Approach 2: The "Constraint-Driven" Way (Pure Optimization)

Now, let's apply the AGC mindset. How would we process this file if memory was extremely scarce? We wouldn't load the whole file. We'd process it one piece at a time.

# optimized_reader.py
def find_errors_optimized(filename="system_events.log"):
    """
    Processes the file line by line, minimizing memory usage.
    Suitable for very large files.
    """
    error_lines = []
    try:
        with open(filename, 'r') as f:
            # <<< Iterates over the file object, reading one line at a time
            for i, line in enumerate(f): 
                # print(f"Processing line {i+1} (approximate memory usage constant)") # For debug
                if "ERROR" in line:
                    error_lines.append(line.strip())
        return error_lines
    except FileNotFoundError:
        print(f"Error: File '{filename}' not found.")
        return []

if __name__ == "__main__":
    # Ensure the dummy file exists from the previous run
    print("\n--- Optimized Approach ---")
    errors = find_errors_optimized()
    print(f"Found {len(errors)} error lines.")
    # Observe constant memory consumption, regardless of file size.

Walkthrough:
The magic here lies in for i, line in enumerate(f):. When you iterate directly over a file object in Python, it doesn't load the entire file into memory. Instead, it reads and yields lines one by one, typically using a small internal buffer. This means that at any given moment, only a single line (or a small buffer's worth of data) from the file is held in RAM, plus the list of error_lines we're accumulating.

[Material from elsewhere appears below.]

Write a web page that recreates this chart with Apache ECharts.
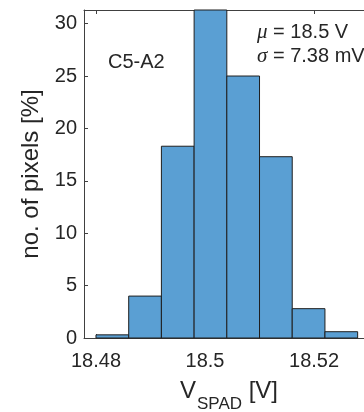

This approach embodies pure optimization:

Constant Memory Footprint: The memory usage remains largely constant regardless of the input file size, making it incredibly robust.
Efficient I/O: It streams data from disk, reducing the pressure on system resources.
Mindful Resource Use: It actively considers and mitigates the potential for memory exhaustion, a direct reflection of constraint-driven design.

While the two code snippets might look superficially similar in length, their underlying resource management strategies are worlds apart. The optimized version demands a deeper understanding of how Python interacts with the operating system and memory, echoing the "dance below" that early engineers mastered.

Conclusion

The distinction between these two approaches isn't merely about speed; it's about the fundamental philosophy of engineering. The "resource-rich" way often works, but it's a house built on sand, vulnerable to scale. The "constraint-driven" way, inspired by the likes of the Apollo Guidance Computer engineers, is a house built on rock – sturdy, efficient, and resilient.

We haven't lost the capacity for pure optimization, but perhaps the art of it has become less celebrated amidst the bounty of modern hardware. By consciously adopting a mindset that questions resource usage, understands the underlying layers, and prioritizes elegance born from constraint, we don't just write faster code; we write better, more sustainable software, ready for the challenges of tomorrow, no matter how limited the resources may become. Let's remember that the past isn't just history; it's a critical lesson for the future of technical excellence.